I’ve also served the metaphorical mature maple trees, where the ministry is all about the one leader, and where no real growth is permitted among any other leaders who might challenge the position of the senior leader.

I’ve seen churches where the founding pastor is still the senior pastor 40 years later, but no youth pastor or worship leader is kept for more than 2 or 3 years, and the only associate pastors are those who’ve learned never to grow beyond a certain limit. The “brass heaven” in those places is, at least partly, the result of the senior leader’s ego.

As I’ve reflected on my lessons from the forest, I’ve been very grateful that I have feet instead of roots. I’ve used those feet to depart those deadly forests. There are thousands of folks like me, unwilling to sacrifice our own growth for the comfort of the fathers and grandfathers that have gone before us. Unfortunately, there are millions more, lost in the shadows, withering, dying without the sun.

Of course, wherever I go, there is always the temptation to gather a tight group of friends who support each other, but really don’t make room for another generation to be part of the community. Or there’s the temptation to create my own forest, where I’m the reigning monarch, and everybody else is reduced in order to serve my own needs.
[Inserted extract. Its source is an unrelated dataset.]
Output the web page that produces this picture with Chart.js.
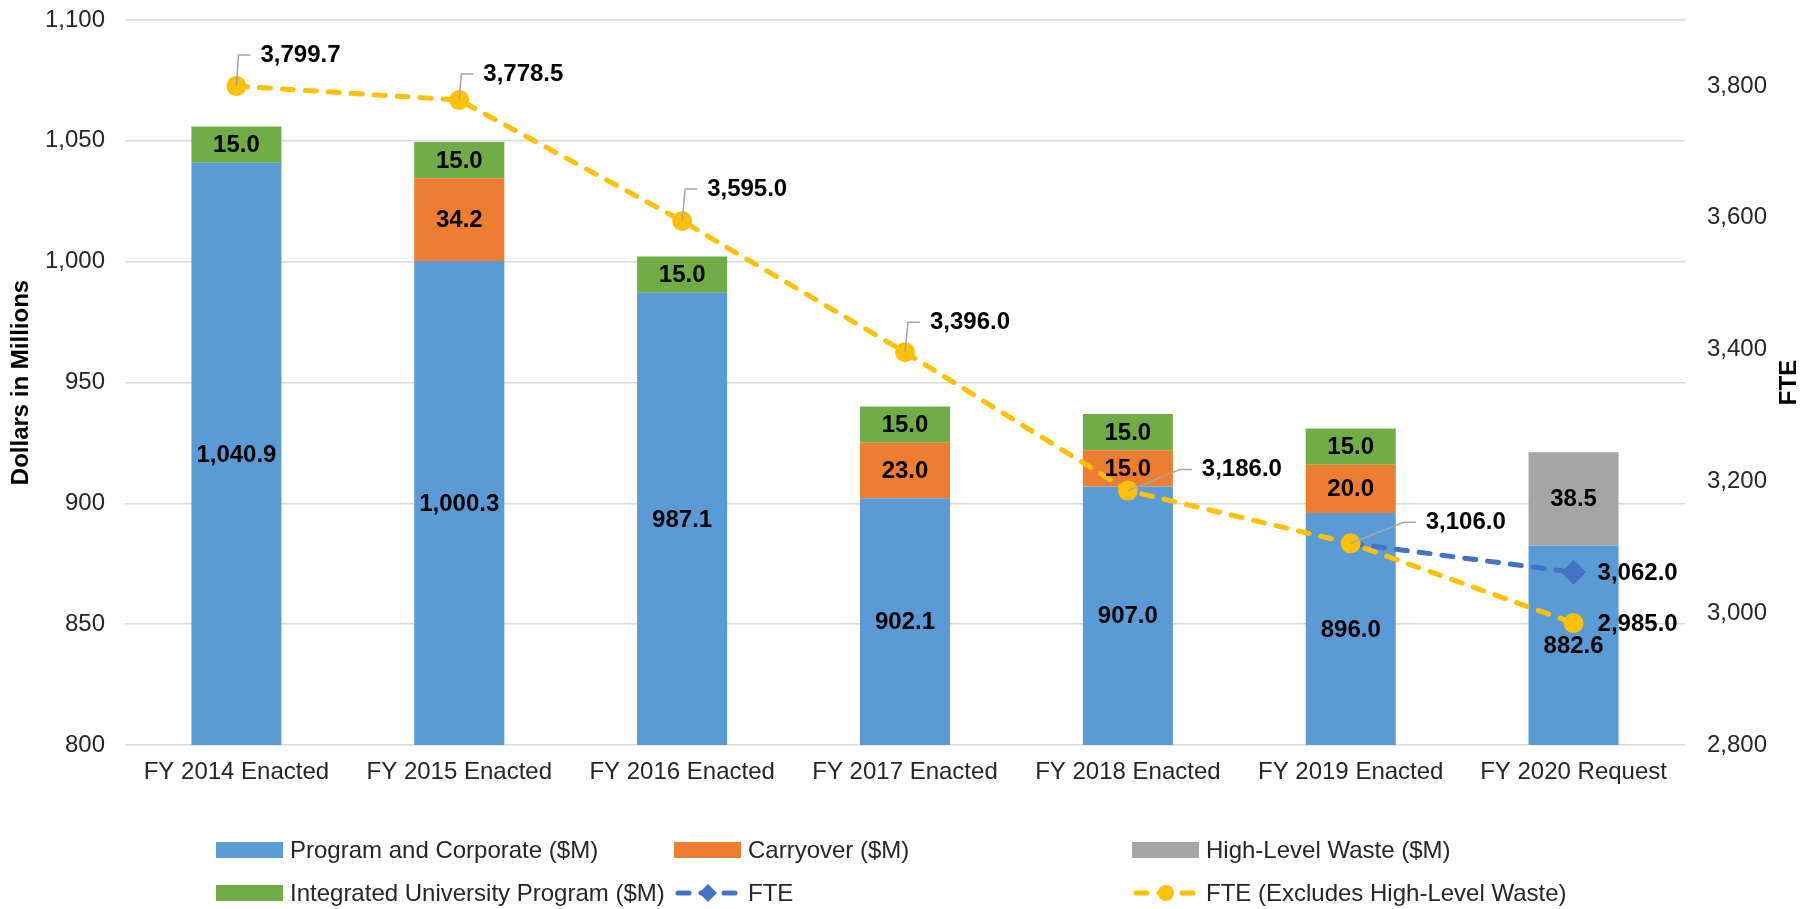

The old growth fir tree is easily the best model from this particular day in the forest: tall and strong, secure in his own relationship with the sun of life, he broadcasts seed, carried by wind, and he populates entire regions, reshapes the environment within his influence.

The drawback, of course, is that it is incredibly costly to become the old growth fir tree: costly in time. It requires, in the tree’s case, centuries of growth to reach that size, centuries of avoiding the forest fires and logging companies and diseases that are the end of so many of its peers.

But I suspect that we can, ideologically, at least, become the old-growth giant long before we’re either old or giant. Being creatures that (unlike the trees) are created in God’s image with a free will, we can exercise our will.

We can choose to not participate in the closed relationships that keep others at a distance. We can choose to let others grow and thrive around us, encouraging the ones that will eclipse our own growth or gifting, so that they become greater and more successful than we’ve ever been.

We can choose to raise up and release a generation that’s just now encountering the “brass heavens” of the saints.